Wednesday, November 3, 2010

Minnesota Elections: A Housecleaning in More Ways Than One...

By Jim Heffernan

Minnesota State Capitol–St. Paul Minnesota
A few thoughts on the election in Minnesota…

The legislature has changed hands, with Republicans gaining majorities in both the state House and Senate for the first time since, let’s see, maybe since Eve said to Adam, “Hey, Adam honey, come over here and try this apple.” Something like that.

But we all vote (well, we don’t all vote, but a lot of us do) and hope our candidates will win (not all of them do, but some of them do) and do what we want them to do when the Legislature convenes in January. Election over; let’s get on with our lives and let the politicians get on with theirs.

But it’s never over for winners of seats in the Minnesota Legislature. Republicans, who have now gained control of both houses, and Democrats, who have had power for so long, resent one another, not to say dislike one another. Why not say it – sometimes they truly dislike one another.

I have spent time at the Minnesota capitol during a legislative session, and here is what I experienced: Democrats take you aside and complain about Republicans and Republicans take you aside and complain about Democrats. Talk about policy issues that might, just might, benefit the state and its people is secondary.

What follows is one reason why they so resent one another -- that almost never gets reported.

When a party has a majority in either house, or, as often happens, in both houses, that party’s leaders and members have their pick of offices in the capitol. Members of the party in power choose offices closest to the chambers of the House and Senate, and also the largest offices with the best views of the capitol grounds, the towers of St. Paul in the background.

Lawmakers in the majority get to choose these nice offices, personalizing them with photographs (family scenes, poses with high officials like a president) and art on the walls, knick-knacks on their desks and favorite books. Comfortable chairs are positioned for cozy conferences with constituents or school kids who are brought there for lessons in Democracy. There was a time – I don’t know if it’s still the case – that some offices had liquor cabinets where lawmakers of the same political persuasion would gather, say, at the end of the day (or after breakfast, for that matter) for a nip of scotch, a sip of vodka, or even a humble beer.
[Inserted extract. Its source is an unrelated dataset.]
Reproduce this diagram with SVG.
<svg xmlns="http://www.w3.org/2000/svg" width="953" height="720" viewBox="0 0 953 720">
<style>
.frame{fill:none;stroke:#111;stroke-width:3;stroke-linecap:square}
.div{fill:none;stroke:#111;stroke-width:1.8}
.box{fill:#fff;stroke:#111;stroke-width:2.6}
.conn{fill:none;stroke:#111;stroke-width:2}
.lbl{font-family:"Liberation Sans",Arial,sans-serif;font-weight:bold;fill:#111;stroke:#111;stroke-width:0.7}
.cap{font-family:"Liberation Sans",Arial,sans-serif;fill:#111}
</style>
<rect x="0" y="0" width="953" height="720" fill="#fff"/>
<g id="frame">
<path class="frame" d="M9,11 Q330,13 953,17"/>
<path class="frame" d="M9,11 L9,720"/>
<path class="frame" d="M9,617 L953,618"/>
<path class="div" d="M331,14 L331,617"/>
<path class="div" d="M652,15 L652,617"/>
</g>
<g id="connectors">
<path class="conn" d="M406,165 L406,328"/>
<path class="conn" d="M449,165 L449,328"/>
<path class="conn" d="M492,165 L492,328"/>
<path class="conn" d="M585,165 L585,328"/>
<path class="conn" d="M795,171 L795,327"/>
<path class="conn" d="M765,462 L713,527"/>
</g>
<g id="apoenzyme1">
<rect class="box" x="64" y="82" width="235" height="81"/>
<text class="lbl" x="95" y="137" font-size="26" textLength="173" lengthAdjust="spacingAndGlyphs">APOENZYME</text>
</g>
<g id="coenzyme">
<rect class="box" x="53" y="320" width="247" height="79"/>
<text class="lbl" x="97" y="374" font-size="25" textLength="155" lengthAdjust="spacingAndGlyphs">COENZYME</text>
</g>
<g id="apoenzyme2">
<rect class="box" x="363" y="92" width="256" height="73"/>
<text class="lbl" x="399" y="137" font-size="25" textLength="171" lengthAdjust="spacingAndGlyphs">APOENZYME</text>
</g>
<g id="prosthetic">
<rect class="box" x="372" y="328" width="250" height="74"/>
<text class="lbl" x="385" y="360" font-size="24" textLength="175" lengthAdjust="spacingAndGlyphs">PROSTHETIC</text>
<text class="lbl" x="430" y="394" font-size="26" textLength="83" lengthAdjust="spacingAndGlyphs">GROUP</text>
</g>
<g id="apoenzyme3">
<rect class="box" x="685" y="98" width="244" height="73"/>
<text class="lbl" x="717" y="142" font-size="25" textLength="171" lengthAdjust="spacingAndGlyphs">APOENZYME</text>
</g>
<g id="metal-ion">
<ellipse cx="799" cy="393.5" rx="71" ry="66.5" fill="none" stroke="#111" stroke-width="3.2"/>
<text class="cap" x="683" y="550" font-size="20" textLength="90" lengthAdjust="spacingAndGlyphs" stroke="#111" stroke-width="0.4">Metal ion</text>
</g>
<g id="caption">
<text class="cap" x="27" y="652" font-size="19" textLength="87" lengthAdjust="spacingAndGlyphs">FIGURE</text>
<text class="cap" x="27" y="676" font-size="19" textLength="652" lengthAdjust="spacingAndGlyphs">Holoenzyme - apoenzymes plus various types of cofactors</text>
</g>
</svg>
These nice offices, close to the House or Senate chambers, become a home away from home for the lawmakers, a comfort zone, a place to reflect on how accomplished and important they are, how far they’ve come in life, and where they can have thoughts like, if only gramps and gramma could see me now. Oh, and sometimes they conduct the state’s business, which most see as their party’s business.
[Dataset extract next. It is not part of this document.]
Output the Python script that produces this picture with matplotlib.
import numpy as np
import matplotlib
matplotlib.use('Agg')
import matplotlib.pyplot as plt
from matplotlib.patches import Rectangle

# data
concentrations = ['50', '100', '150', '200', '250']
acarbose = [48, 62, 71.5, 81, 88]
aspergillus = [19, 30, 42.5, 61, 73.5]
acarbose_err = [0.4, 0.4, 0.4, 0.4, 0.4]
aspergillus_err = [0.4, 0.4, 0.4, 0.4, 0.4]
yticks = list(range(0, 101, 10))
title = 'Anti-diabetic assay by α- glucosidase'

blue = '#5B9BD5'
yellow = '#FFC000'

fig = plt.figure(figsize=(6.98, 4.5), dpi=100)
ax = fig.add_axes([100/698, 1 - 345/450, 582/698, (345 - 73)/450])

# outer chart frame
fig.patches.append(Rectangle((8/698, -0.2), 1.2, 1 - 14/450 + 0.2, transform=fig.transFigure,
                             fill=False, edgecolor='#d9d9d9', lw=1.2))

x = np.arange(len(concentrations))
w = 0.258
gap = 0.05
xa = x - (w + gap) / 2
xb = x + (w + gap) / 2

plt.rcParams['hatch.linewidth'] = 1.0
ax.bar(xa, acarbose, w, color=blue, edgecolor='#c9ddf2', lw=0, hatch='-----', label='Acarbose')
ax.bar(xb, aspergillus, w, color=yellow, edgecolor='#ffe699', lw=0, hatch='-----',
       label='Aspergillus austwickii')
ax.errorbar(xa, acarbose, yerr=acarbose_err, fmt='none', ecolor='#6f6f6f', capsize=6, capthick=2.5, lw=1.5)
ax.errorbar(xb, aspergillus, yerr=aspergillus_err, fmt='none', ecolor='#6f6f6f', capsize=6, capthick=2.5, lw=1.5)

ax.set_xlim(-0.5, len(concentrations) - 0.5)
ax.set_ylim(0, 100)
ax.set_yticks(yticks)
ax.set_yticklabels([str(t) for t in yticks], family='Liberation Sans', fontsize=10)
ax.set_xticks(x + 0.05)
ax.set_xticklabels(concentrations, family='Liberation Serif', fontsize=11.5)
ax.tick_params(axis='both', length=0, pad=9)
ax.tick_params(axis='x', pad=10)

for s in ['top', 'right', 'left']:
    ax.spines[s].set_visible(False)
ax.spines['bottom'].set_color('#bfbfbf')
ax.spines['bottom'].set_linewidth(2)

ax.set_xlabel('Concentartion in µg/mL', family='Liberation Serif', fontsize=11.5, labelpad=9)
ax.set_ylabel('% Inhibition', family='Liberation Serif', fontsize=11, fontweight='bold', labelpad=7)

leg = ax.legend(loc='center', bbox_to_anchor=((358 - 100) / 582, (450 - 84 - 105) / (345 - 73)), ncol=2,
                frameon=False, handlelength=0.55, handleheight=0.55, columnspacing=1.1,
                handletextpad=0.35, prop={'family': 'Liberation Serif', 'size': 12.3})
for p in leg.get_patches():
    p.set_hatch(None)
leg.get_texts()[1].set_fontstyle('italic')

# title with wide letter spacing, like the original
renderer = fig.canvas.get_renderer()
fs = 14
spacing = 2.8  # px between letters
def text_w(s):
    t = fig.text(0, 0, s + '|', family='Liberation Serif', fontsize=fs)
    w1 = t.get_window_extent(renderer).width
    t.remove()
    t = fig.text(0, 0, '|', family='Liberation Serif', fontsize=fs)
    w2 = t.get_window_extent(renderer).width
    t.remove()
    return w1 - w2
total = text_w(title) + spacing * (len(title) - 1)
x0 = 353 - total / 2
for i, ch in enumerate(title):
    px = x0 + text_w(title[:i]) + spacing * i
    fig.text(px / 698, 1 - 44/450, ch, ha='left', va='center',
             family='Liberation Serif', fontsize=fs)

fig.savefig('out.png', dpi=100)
A person can get attached to such surroundings, even enjoying a feeling of ownership, although everybody knows the offices are owned by the state, or, as they say, “we the people.”

So, when we the people speak and say we want the OTHER political party to run things, guess what? Members of the victorious political party tell the movers to vacate the nice offices of the newly minted minority – the desks, the pictures, the knick-knacks, the opposing lawmakers themselves, who are so comfortably ensconced – and gather their stuff from a much less desirable office in the basement, or even a nearby building and move into the rooms with a view.

The lawmakers who survived the election but whose party is no longer in power get to move into the dingy basement offices formerly occupied by some of the people who will be moving into their nice offices.

That’s the way it works.

So if you ever talk quietly with a lawmaker and he or she rails against lawmakers of the other party, you’ll know one reason why they resent each other so much. It’s not fun to be kicked out of your home away from home.

And it’s coming to Minnesota in January.